The series of citywide events, including a reenactment next year of the first so-called Reminder Day demonstration, are still in planning stages, to be unveiled this summer.
"The oldest library company in America - you can have no more distinguished institution taking a stand for LGBT history and its importance," said Chris Bartlett, executive director at the William Way LGBT Community Center in Center City, which is organizing the events.
Founded by Benjamin Franklin in 1732, the Library Company is the nation's oldest library and the only major colonial American library that survives virtually intact and is unaffiliated with a college or university. Now at 1314 Locust St., it has more than 500,000 items in its archives.

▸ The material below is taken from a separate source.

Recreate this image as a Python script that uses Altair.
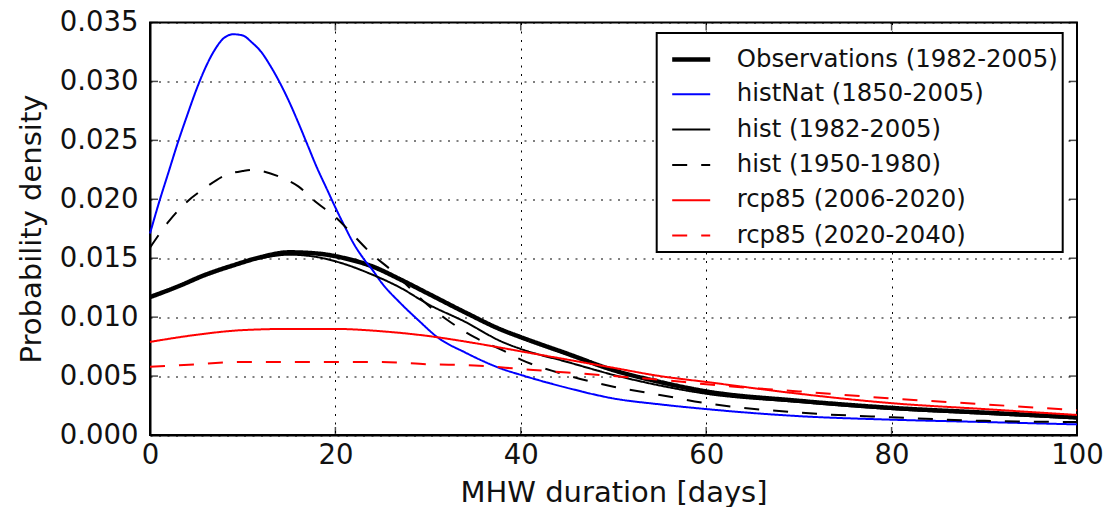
import altair as alt
import pandas as pd

series_names = [
    "Observations (1982-2005)",
    "histNat (1850-2005)",
    "hist (1982-2005)",
    "hist (1950-1980)",
    "rcp85 (2006-2020)",
    "rcp85 (2020-2040)",
]

obs_x = [0, 3, 6, 9, 12, 15, 18, 21, 24, 27, 30, 34, 38, 40, 45, 50, 55, 60, 70, 80, 90, 100]
obs_y = [0.0117, 0.0126, 0.0136, 0.0144, 0.0151, 0.0155, 0.0154, 0.0150, 0.0143, 0.0132, 0.0120,
         0.0104, 0.0089, 0.0083, 0.0069, 0.0055, 0.0045, 0.0037, 0.0029, 0.0023, 0.0019, 0.0015]

nat_x = [0, 1, 2, 3, 4, 5, 6, 7, 8, 9, 10, 11, 12, 13, 14, 15, 16, 17, 18, 19, 20, 21, 22, 23, 24,
         25, 27, 29, 31, 34, 38, 40, 45, 50, 55, 60, 70, 80, 90, 100]
nat_y = [0.0171, 0.0198, 0.0223, 0.0248, 0.0271, 0.0293, 0.0312, 0.0327, 0.0337, 0.0340, 0.0339,
         0.0333, 0.0325, 0.0313, 0.0299, 0.0283, 0.0265, 0.0246, 0.0227, 0.0210, 0.0193, 0.0177,
         0.0162, 0.0150, 0.0140, 0.0129, 0.0112, 0.0097, 0.0083, 0.0070, 0.0056, 0.0051, 0.0040,
         0.0031, 0.0026, 0.0022, 0.0016, 0.0013, 0.0011, 0.0009]

hist_x = [0, 3, 6, 9, 12, 15, 18, 21, 24, 27, 30, 34, 38, 40, 45, 50, 55, 60, 70, 80, 90, 100]
hist_y = [0.0117, 0.0126, 0.0136, 0.0144, 0.0150, 0.0153, 0.0151, 0.0145, 0.0136, 0.0125, 0.0111,
          0.0096, 0.0079, 0.0073, 0.0062, 0.0051, 0.0042, 0.0035, 0.0028, 0.0022, 0.0018, 0.0014]

h50_x = [0, 2, 4, 6, 8, 10, 11, 12, 14, 16, 18, 20, 22, 24, 26, 28, 30, 32, 35, 38, 40, 44, 50,
         55, 60, 70, 80, 90, 100]
h50_y = [0.0159, 0.0181, 0.0198, 0.0210, 0.0220, 0.0224, 0.0225, 0.0224, 0.0219, 0.0211, 0.0197,
         0.0185, 0.0169, 0.0153, 0.0140, 0.0125, 0.0110, 0.0098, 0.0083, 0.0072, 0.0064, 0.0053,
         0.0041, 0.0034, 0.0027, 0.0019, 0.0015, 0.0012, 0.0011]

rcp1_x = [0, 5, 10, 15, 20, 25, 30, 35, 40, 45, 50, 55, 60, 70, 80, 90, 100]
rcp1_y = [0.0079, 0.0085, 0.0089, 0.0090, 0.0090, 0.0088, 0.0084, 0.0078, 0.0071, 0.0064, 0.0057,
          0.0050, 0.0045, 0.0035, 0.0027, 0.0022, 0.0017]

rcp2_x = [0, 5, 10, 15, 20, 25, 30, 35, 40, 45, 50, 55, 60, 70, 80, 90, 100]
rcp2_y = [0.0058, 0.0060, 0.0062, 0.0062, 0.0062, 0.0062, 0.0060, 0.0059, 0.0056, 0.0053, 0.0050,
          0.0047, 0.0043, 0.0037, 0.0031, 0.0026, 0.0021]

x_ticks = [0, 20, 40, 60, 80, 100]
y_ticks = [0.0, 0.005, 0.010, 0.015, 0.020, 0.025, 0.030, 0.035]

series_xy = [(obs_x, obs_y), (nat_x, nat_y), (hist_x, hist_y), (h50_x, h50_y),
             (rcp1_x, rcp1_y), (rcp2_x, rcp2_y)]

rows = []
for name, (xs, ys) in zip(series_names, series_xy):
    for xv, yv in zip(xs, ys):
        rows.append({"series": name, "x": xv, "y": yv})
df = pd.DataFrame(rows)
xt_df = pd.DataFrame({"x": x_ticks})
yt_df = pd.DataFrame({"y": y_ticks})

FONT = "DejaVu Sans"
X_SCALE = alt.Scale(domain=[0, 100], nice=False)
Y_SCALE = alt.Scale(domain=[0, 0.035], nice=False)
X_TITLE = "MHW duration [days]"
Y_TITLE = "Probability density"
X_AXIS = alt.Axis(values=x_ticks, format="d", title=X_TITLE,
                  titleX=463.5, titleY=66, titleBaseline="alphabetic",
                  labelPadding=6, labelBaseline="top", labelFlush=False)
Y_AXIS = alt.Axis(values=y_ticks, format=".3f", title=Y_TITLE,
                  titleX=-110, titleY=206, titleBaseline="alphabetic", titleAngle=-90,
                  titleAlign="center", labelPadding=12, labelFlush=False)

legend = alt.Legend(
    title=None,
    orient="none",
    legendX=506.7,
    legendY=10.5,
    symbolType="stroke",
    symbolSize=1444,
    symbolOffset=8,
    labelFontSize=24.4,
    labelFont=FONT,
    labelColor="#111111",
    labelLimit=600,
    labelOffset=24,
    rowPadding=3.3,
    padding=5,
    strokeColor="black",
    fillColor="white",
)

lines = alt.Chart(df).mark_line(interpolate="monotone").encode(
    x=alt.X("x:Q", scale=X_SCALE, axis=X_AXIS, title=X_TITLE),
    y=alt.Y("y:Q", scale=Y_SCALE, axis=Y_AXIS, title=Y_TITLE),
    color=alt.Color("series:N",
                    scale=alt.Scale(domain=series_names,
                                    range=["#000000", "#0000ff", "#000000", "#000000", "#ff0000", "#ff0000"]),
                    legend=legend),
    strokeDash=alt.StrokeDash("series:N",
                              scale=alt.Scale(domain=series_names,
                                              range=[[1, 0], [1, 0], [1, 0], [15, 14], [1, 0], [15, 14]]),
                              legend=legend),
    strokeWidth=alt.StrokeWidth("series:N",
                                scale=alt.Scale(type="ordinal", domain=series_names,
                                                range=[4.5, 2, 2, 2, 2, 2]),
                                legend=legend),
)

tick_style = dict(size=8, thickness=1.5, color="black")
bottom_ticks = alt.Chart(xt_df).mark_tick(orient="vertical", yOffset=-4, **tick_style).encode(
    x=alt.X("x:Q", scale=X_SCALE, axis=X_AXIS, title=X_TITLE),
    y=alt.YDatum(0.0, scale=Y_SCALE, axis=Y_AXIS, title=Y_TITLE))
top_ticks = alt.Chart(xt_df).mark_tick(orient="vertical", yOffset=4, **tick_style).encode(
    x=alt.X("x:Q", scale=X_SCALE, axis=X_AXIS, title=X_TITLE),
    y=alt.YDatum(0.035, scale=Y_SCALE, axis=Y_AXIS, title=Y_TITLE))
left_ticks = alt.Chart(yt_df).mark_tick(orient="horizontal", xOffset=4, **tick_style).encode(
    y=alt.Y("y:Q", scale=Y_SCALE, axis=Y_AXIS, title=Y_TITLE),
    x=alt.XDatum(0, scale=X_SCALE, axis=X_AXIS, title=X_TITLE))
right_ticks = alt.Chart(yt_df).mark_tick(orient="horizontal", xOffset=-4, **tick_style).encode(
    y=alt.Y("y:Q", scale=Y_SCALE, axis=Y_AXIS, title=Y_TITLE),
    x=alt.XDatum(100, scale=X_SCALE, axis=X_AXIS, title=X_TITLE))

chart = alt.layer(lines, bottom_ticks, top_ticks, left_ticks, right_ticks).properties(
    width=927,
    height=412.5,
    autosize=alt.AutoSizeParams(type="none"),
    padding={"left": 142, "top": 14.5, "right": 26, "bottom": 72},
).configure(
    font=FONT,
).configure_view(
    stroke="black",
    strokeWidth=2,
).configure_axis(
    labelFont=FONT,
    titleFont=FONT,
    labelFontSize=27.5,
    titleFontSize=29,
    labelColor="#111111",
    titleColor="#111111",
    titleFontWeight="normal",
    domainColor="black",
    domainWidth=2,
    ticks=False,
    grid=True,
    gridColor="black",
    gridOpacity=1,
    gridWidth=1,
    gridDash=[2, 6.5],
).configure_legend(
    strokeWidth=2,
    cornerRadius=0,
)

chart.save("out.html", embed_options={"renderer": "svg", "actions": False})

The single-room exhibit will be christened Friday evening with an opening reception and lecture by noted author David Halperin. It and others planned for larger venues across Philadelphia are meant to highlight gay cultural history.
"Here they are talking about a gay football player coming out," said retired Free Library of Philadelphia administrator John Cunningham, referring to the University of Missouri senior who could become the NFL's first openly gay player. His coming-out pronouncement over the weekend drew gasps in light of the sexual norms in locker rooms.
Cunningham, however, noted that courage was in perhaps higher supply at the 1965 demonstration - and each July 4 that followed until 1969, when the Independence Mall action was moved to New York City.
Ostracism or worse awaited those audacious enough to publicly identify themselves as gay, he said.
"Fifty years ago, you can imagine how courageous it was for these people to step forward," Cunningham said. "The discrimination against the community was" high.
The Library Company exhibit trains its lens on a distant era when poets such as Walt Whitman celebrated same-sex relationships and others enjoyed popularity despite gender-bending prose.
A particular treat awaits Whitman buffs: The Library Company's own 1860 third-edition printing of Leaves of Grass, an exceptionally rare piece, is on display for the first time in perhaps a decade. Leaves is among 100 exhibit items reflecting 19th-century cultural norms on sex.
"It was actually a golden age," King said.
A piece by the New York poet Fitz-Greene Halleck, a man dubbed "the American Byron," shows how.
Years after he had penned a highly intimate poem about his literary partner, Joseph Rodman Drake, the poem was included in an anthology that called Halleck one of the most popular authors of his time.
America had become more hostile toward gay culture by the 1950s and '60s, paving the way for decades of activism. But King said her exhibit offers at least one lesson: "History is very changeable."